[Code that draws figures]

---+---

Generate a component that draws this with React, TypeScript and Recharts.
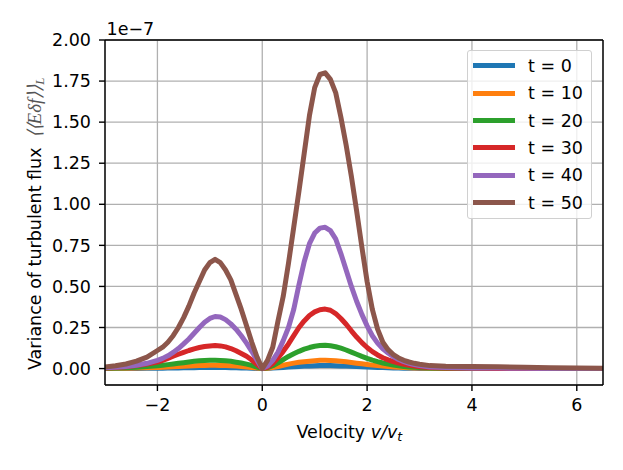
import React from "react";
import { LineChart, Line, XAxis, YAxis, CartesianGrid, ReferenceLine } from "recharts";

const velocity = [
  -3.0, -2.8, -2.6, -2.4, -2.2,
  -2.0, -1.9, -1.8, -1.7, -1.6, -1.5, -1.4, -1.3, -1.2, -1.1,
  -1.0, -0.9, -0.8, -0.7, -0.6, -0.5, -0.4, -0.3, -0.2, -0.1,
  0.0, 0.1, 0.2, 0.3, 0.4, 0.5, 0.6, 0.7, 0.8, 0.9,
  1.0, 1.1, 1.2, 1.3, 1.4, 1.5, 1.6, 1.7, 1.8, 1.9,
  2.0, 2.1, 2.2, 2.3, 2.4, 2.5, 2.6, 2.7, 2.8, 2.9,
  3.0, 3.2, 3.5, 4.0, 4.5, 5.0, 5.5, 6.0, 6.5,
];

const fluxT0 = [
  0.0003, 0.0005, 0.0008, 0.001, 0.0015,
  0.002, 0.0025, 0.003, 0.0035, 0.004, 0.0045, 0.005, 0.0055, 0.006, 0.006,
  0.0065, 0.0065, 0.006, 0.006, 0.0055, 0.005, 0.004, 0.003, 0.002, 0.001,
  0, 0.001, 0.003, 0.005, 0.007, 0.009, 0.011, 0.013, 0.015, 0.016,
  0.017, 0.018, 0.018, 0.018, 0.017, 0.016, 0.015, 0.014, 0.012, 0.011,
  0.009, 0.008, 0.007, 0.006, 0.005, 0.004, 0.003, 0.0025, 0.002, 0.0015,
  0.001, 0.0007, 0.0004, 0, 0, 0, 0, 0, 0,
];

const fluxT10 = [
  0.001, 0.0015, 0.002, 0.003, 0.005,
  0.007, 0.008, 0.0095, 0.011, 0.0125, 0.014, 0.0155, 0.017, 0.018, 0.019,
  0.0195, 0.0195, 0.019, 0.018, 0.017, 0.015, 0.013, 0.01, 0.007, 0.0035,
  0, 0.002, 0.007, 0.013, 0.02, 0.027, 0.033, 0.038, 0.042, 0.045,
  0.048, 0.05, 0.05, 0.049, 0.047, 0.044, 0.041, 0.037, 0.033, 0.029,
  0.025, 0.021, 0.018, 0.015, 0.012, 0.01, 0.008, 0.006, 0.005, 0.004,
  0.003, 0.002, 0.001, 0, 0, 0, 0, 0, 0,
];

const fluxT20 = [
  0.002, 0.003, 0.005, 0.008, 0.012,
  0.017, 0.02, 0.024, 0.028, 0.032, 0.036, 0.04, 0.044, 0.047, 0.049,
  0.05, 0.05, 0.049, 0.047, 0.044, 0.039, 0.034, 0.027, 0.019, 0.009,
  0, 0.005, 0.017, 0.035, 0.055, 0.074, 0.09, 0.105, 0.118, 0.128,
  0.136, 0.14, 0.142, 0.139, 0.133, 0.124, 0.113, 0.1, 0.087, 0.074,
  0.062, 0.051, 0.042, 0.034, 0.027, 0.022, 0.017, 0.013, 0.01, 0.008,
  0.006, 0.003, 0.002, 0.001, 0.001, 0, 0, 0, 0,
];

const fluxT30 = [
  0.004, 0.007, 0.011, 0.018, 0.028,
  0.04, 0.05, 0.062, 0.075, 0.087, 0.099, 0.11, 0.12, 0.128, 0.134,
  0.138, 0.14, 0.138, 0.132, 0.122, 0.108, 0.092, 0.075, 0.052, 0.025,
  0, 0.008, 0.03, 0.065, 0.105, 0.15, 0.2, 0.25, 0.29, 0.323,
  0.345, 0.358, 0.362, 0.355, 0.335, 0.305, 0.27, 0.23, 0.192, 0.158,
  0.128, 0.103, 0.083, 0.066, 0.053, 0.042, 0.033, 0.026, 0.02, 0.015,
  0.011, 0.006, 0.003, 0.002, 0.001, 0.001, 0.001, 0.001, 0.001,
];

const fluxT40 = [
  0.005, 0.008, 0.013, 0.02, 0.032,
  0.05, 0.062, 0.078, 0.098, 0.122, 0.15, 0.18, 0.215, 0.25, 0.282,
  0.305, 0.317, 0.314, 0.298, 0.272, 0.24, 0.2, 0.155, 0.105, 0.05,
  0, 0.015, 0.05, 0.1, 0.17, 0.25, 0.36, 0.51, 0.65, 0.76,
  0.825, 0.855, 0.86, 0.84, 0.79, 0.7, 0.6, 0.5, 0.41, 0.33,
  0.26, 0.2, 0.155, 0.12, 0.095, 0.073, 0.055, 0.042, 0.032, 0.024,
  0.018, 0.01, 0.006, 0.004, 0.003, 0.002, 0.001, 0.001, 0.001,
];

const fluxT50 = [
  0.01, 0.017, 0.028, 0.045, 0.07,
  0.11, 0.13, 0.16, 0.2, 0.25, 0.31, 0.38, 0.46, 0.53, 0.6,
  0.645, 0.665, 0.645, 0.6, 0.54, 0.45, 0.36, 0.26, 0.16, 0.07,
  0, 0.05, 0.13, 0.29, 0.44, 0.64, 0.86, 1.08, 1.31, 1.54,
  1.71, 1.79, 1.8, 1.76, 1.68, 1.53, 1.36, 1.17, 0.96, 0.74,
  0.53, 0.36, 0.24, 0.16, 0.115, 0.085, 0.065, 0.05, 0.04, 0.032,
  0.026, 0.018, 0.014, 0.013, 0.011, 0.008, 0.005, 0.003, 0.002,
];

const seriesNames = ["t = 0", "t = 10", "t = 20", "t = 30", "t = 40", "t = 50"];
const seriesKeys = ["t0", "t10", "t20", "t30", "t40", "t50"];
const seriesColors = ["#1f77b4", "#ff7f0e", "#2ca02c", "#d62728", "#9467bd", "#8c564b"];
const seriesValues = [fluxT0, fluxT10, fluxT20, fluxT30, fluxT40, fluxT50];

const xTicks = [-2, 0, 2, 4, 6];
const yTicks = [0, 0.25, 0.5, 0.75, 1.0, 1.25, 1.5, 1.75, 2.0];

const data = velocity.map((v, i) => {
  const row: Record<string, number> = { v };
  seriesKeys.forEach((k, s) => {
    row[k] = seriesValues[s][i];
  });
  return row;
});

const FONT = "'DejaVu Sans', sans-serif";
const FS = 17.5;

const fmtX = (v: number) => String(v).replace("-", "\u2212");
const fmtY = (v: number) => v.toFixed(2);

const XLabel = () => (
  <text x={296.5} y={437.5} fontFamily={FONT} fontSize={FS} fill="#000">
    Velocity <tspan fontStyle="italic">v</tspan>
    <tspan fontStyle="italic">/v</tspan>
    <tspan fontStyle="italic" fontSize={12.5} dy={3}>t</tspan>
  </text>
);

const YLabel = () => (
  <g>
    <text
      transform="translate(41,370) rotate(-90)"
      x={0}
      y={0}
      fontFamily={FONT}
      fontSize={FS}
      fill="#000"
    >
      Variance of turbulent flux
      <tspan dx={9} fontFamily="'Liberation Serif', serif" fontStyle="italic" fontSize={19} fill="#555">
        {"\u27E8\u27E8E\u03B4f\u27E9\u27E9"}
      </tspan>
      <tspan fontFamily="'Liberation Serif', serif" fontStyle="italic" fontSize={13} fill="#555" dy={3}>
        L
      </tspan>
    </text>
    <text x={106.5} y={35} fontFamily={FONT} fontSize={FS} fill="#000">
      1e{"\u2212"}7
    </text>
  </g>
);

const LegendBox = () => (
  <div
    style={{
      position: "absolute",
      left: 467,
      top: 50,
      width: 125,
      height: 169,
      boxSizing: "border-box",
      border: "1px solid #d0d0d0",
      borderRadius: 3,
      background: "rgba(255,255,255,0.8)",
      fontFamily: FONT,
      fontSize: FS,
      color: "#000",
    }}
  >
    {seriesNames.map((name, i) => (
      <div
        key={name}
        style={{
          position: "absolute",
          left: 0,
          top: 14.7 + i * 27.4 - 12,
          height: 24,
          display: "flex",
          alignItems: "center",
          whiteSpace: "nowrap",
        }}
      >
        <div style={{ marginLeft: 5, width: 42, height: 5, background: seriesColors[i] }} />
        <span style={{ marginLeft: 13, lineHeight: "24px" }}>{name}</span>
      </div>
    ))}
  </div>
);

export default function App() {
  return (
    <div style={{ position: "absolute", left: 0, top: 0, width: 623, height: 470, background: "#fff" }}>
      <LineChart
        width={623}
        height={470}
        data={data}
        margin={{ top: 40, right: 20, bottom: 0, left: 0 }}
      >
        <CartesianGrid stroke="#b0b0b0" strokeWidth={1.3} vertical horizontal />
        <XAxis
          dataKey="v"
          type="number"
          domain={[-3, 6.5]}
          ticks={xTicks}
          tickFormatter={fmtX}
          height={85}
          tickSize={6}
          tickMargin={8}
          stroke="#000"
          strokeWidth={1.4}
          tick={{ fontSize: FS, fill: "#000", fontFamily: FONT }}
          allowDataOverflow
          label={{ content: () => <XLabel /> }}
        />
        <YAxis
          type="number"
          domain={[-0.1, 2.0]}
          ticks={yTicks}
          tickFormatter={fmtY}
          width={105}
          tickSize={6}
          tickMargin={8}
          stroke="#000"
          strokeWidth={1.4}
          tick={{ fontSize: FS, fill: "#000", fontFamily: FONT }}
          allowDataOverflow
          label={{ content: () => <YLabel /> }}
        />
        {seriesKeys.map((k, i) => (
          <Line
            key={k}
            dataKey={k}
            name={seriesNames[i]}
            type="linear"
            stroke={seriesColors[i]}
            strokeWidth={5}
            strokeLinejoin="round"
            strokeLinecap="butt"
            dot={false}
            activeDot={false}
            isAnimationActive={false}
          />
        ))}
        <ReferenceLine y={2.0} stroke="#000" strokeWidth={1.4} />
        <ReferenceLine x={6.5} stroke="#000" strokeWidth={1.4} />
      </LineChart>
      <LegendBox />
    </div>
  );
}
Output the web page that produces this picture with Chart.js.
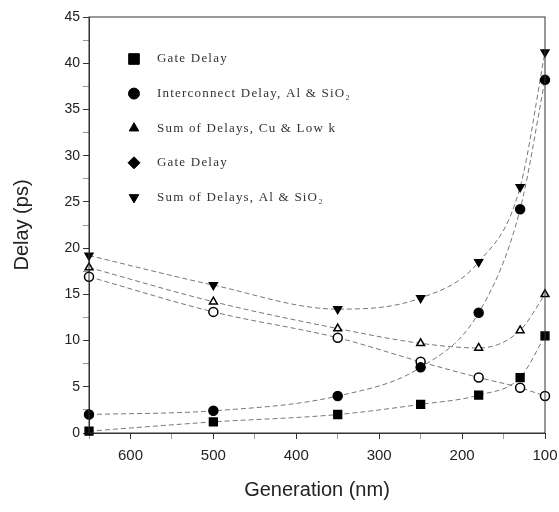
<!DOCTYPE html>
<html>
<head>
<meta charset="utf-8">
<script src="https://cdn.jsdelivr.net/npm/chart.js@4/dist/chart.umd.min.js"></script>
<style>
  html, body { margin: 0; padding: 0; background: #fff; }
  #wrap { width: 559px; height: 512px; }
</style>
</head>
<body>
<div id="wrap"><canvas id="delayChart"></canvas></div>
<script>
// Technology generations (nm)
const generations = [650, 500, 350, 250, 180, 130, 100];

// Delay values (ps)
const gateDelay = [0.2, 1.2, 2.0, 3.1, 4.1, 6.0, 10.5];
const interconnectAlSiO2 = [2.0, 2.4, 4.0, 7.1, 13.0, 24.2, 38.2];
const sumCuLowK = [17.9, 14.2, 11.3, 9.7, 9.2, 11.1, 15.0];
const gateDelay2 = [16.9, 13.1, 10.3, 7.7, 6.0, 4.9, 4.0];
const sumAlSiO2 = [19.2, 16.0, 13.4, 14.6, 18.5, 26.6, 41.2];

const seriesLabels = [
    'Gate Delay',
    'Interconnect Delay, Al & SiO\u2082',
    'Sum of Delays, Cu & Low k',
    'Gate Delay',
    'Sum of Delays, Al & SiO\u2082'
];

const xTicks = [600, 500, 400, 300, 200, 100];
const yTicks = [0, 5, 10, 15, 20, 25, 30, 35, 40, 45];

const tickFont = '"Liberation Sans Narrow", "Liberation Sans", Arial, sans-serif';
const titleFont = '"Liberation Sans", Arial, sans-serif';

function toPoints(vals) {
    return generations.map((g, i) => ({ x: g, y: vals[i] }));
}

function makeSet(label, vals, style, fill, radius, rotation) {
    return {
        label: label,
        data: toPoints(vals),
        borderColor: '#777',
        borderWidth: 1,
        borderDash: [5, 3],
        pointStyle: style,
        pointRotation: rotation || 0,
        pointRadius: radius,
        pointBackgroundColor: fill,
        pointBorderColor: '#000',
        pointBorderWidth: 1.5,
        cubicInterpolationMode: 'monotone',
        clip: false,
        fill: false
    };
}

// legend drawn inside the plot, like the original figure
const legendStyles = [
    { style: 'rect', rot: 0, r: 7.5 },
    { style: 'circle', rot: 0, r: 5.5 },
    { style: 'triangle', rot: 0, r: 5.5 },
    { style: 'rectRot', rot: 0, r: 6 },
    { style: 'triangle', rot: 180, r: 5.5 }
];

const innerLegend = {
    id: 'innerLegend',
    afterDraw(chart) {
        const ctx = chart.ctx;
        const a = chart.chartArea;
        ctx.save();
        // frame around the plot
        ctx.strokeStyle = '#333';
        ctx.lineWidth = 1;
        ctx.strokeRect(a.left, a.top, a.right - a.left, a.bottom - a.top);
        ctx.font = '13px "Liberation Serif", "DejaVu Serif", serif';
        ctx.letterSpacing = '1.2px';
        ctx.textBaseline = 'middle';
        chart.data.datasets.forEach((ds, i) => {
            const y = a.top + 42 + i * 34.6;
            const st = legendStyles[i];
            ctx.fillStyle = '#000';
            ctx.strokeStyle = '#000';
            Chart.helpers.drawPoint(ctx, {
                pointStyle: st.style, rotation: st.rot, radius: st.r, borderWidth: 1
            }, a.left + 45, y);
            ctx.fillStyle = '#333';
            ctx.fillText(seriesLabels[i], a.left + 68, y);
        });
        ctx.restore();
    }
};

const ctx = document.getElementById('delayChart').getContext('2d');
new Chart(ctx, {
    type: 'line',
    data: {
        datasets: [
            makeSet(seriesLabels[0], gateDelay, 'rect', '#000', 5.5),
            makeSet(seriesLabels[1], interconnectAlSiO2, 'circle', '#000', 4.5),
            makeSet(seriesLabels[2], sumCuLowK, 'triangle', '#fff', 4.5),
            makeSet(seriesLabels[3], gateDelay2, 'circle', '#fff', 4.5),
            makeSet(seriesLabels[4], sumAlSiO2, 'triangle', '#000', 4.5, 180)
        ]
    },
    options: {
        responsive: true,
        maintainAspectRatio: false,
        animation: false,
        layout: { padding: { top: 17, right: 14, left: 2, bottom: 6 } },
        plugins: {
            legend: { display: false },
            tooltip: { enabled: false }
        },
        scales: {
            x: {
                type: 'linear',
                reverse: true,
                min: 100,
                max: 650,
                afterFit: s => { s.height = 73; s.paddingLeft = 0; s.paddingRight = 0; },
                ticks: {
                    stepSize: 50,
                    autoSkip: false,
                    maxRotation: 0,
                    padding: 8,
                    color: '#222',
                    font: { family: tickFont, size: 15 },
                    callback: v => xTicks.includes(v) ? String(v) : ''
                },
                grid: {
                    drawOnChartArea: false,
                    tickLength: 6,
                    tickColor: c => xTicks.includes(c.tick && c.tick.value) ? '#333' : '#999'
                },
                border: { color: '#333', width: 1 },
                title: {
                    display: true,
                    text: 'Generation (nm)',
                    color: '#222',
                    font: { family: titleFont, size: 20 }
                }
            },
            y: {
                min: 0,
                max: 45,
                afterFit: s => { s.width = 87; s.paddingTop = 0; s.paddingBottom = 0; },
                ticks: {
                    stepSize: 2.5,
                    autoSkip: false,
                    color: '#222',
                    font: { family: tickFont, size: 14 },
                    callback: v => yTicks.includes(v) ? String(v) : ''
                },
                grid: {
                    drawOnChartArea: false,
                    tickLength: 6,
                    tickColor: c => yTicks.includes(c.tick && c.tick.value) ? '#333' : '#999'
                },
                border: { color: '#333', width: 1 },
                title: {
                    display: true,
                    text: 'Delay (ps)',
                    color: '#222',
                    font: { family: titleFont, size: 20 },
                    padding: { top: 8, bottom: 4 }
                }
            }
        }
    },
    plugins: [innerLegend]
});
</script>
</body>
</html>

---+---

• **Exercise prompt**:
Everything from the first line of the listing above through the line that contains "YAxis, CartesianGrid, ReferenceLine" is to be restated word for word, minus the pictures.

• **Complete output**:
Generate a component that draws this with React, TypeScript and Recharts.
import React from "react";
import { LineChart, Line, XAxis, YAxis, CartesianGrid, ReferenceLine } from "recharts";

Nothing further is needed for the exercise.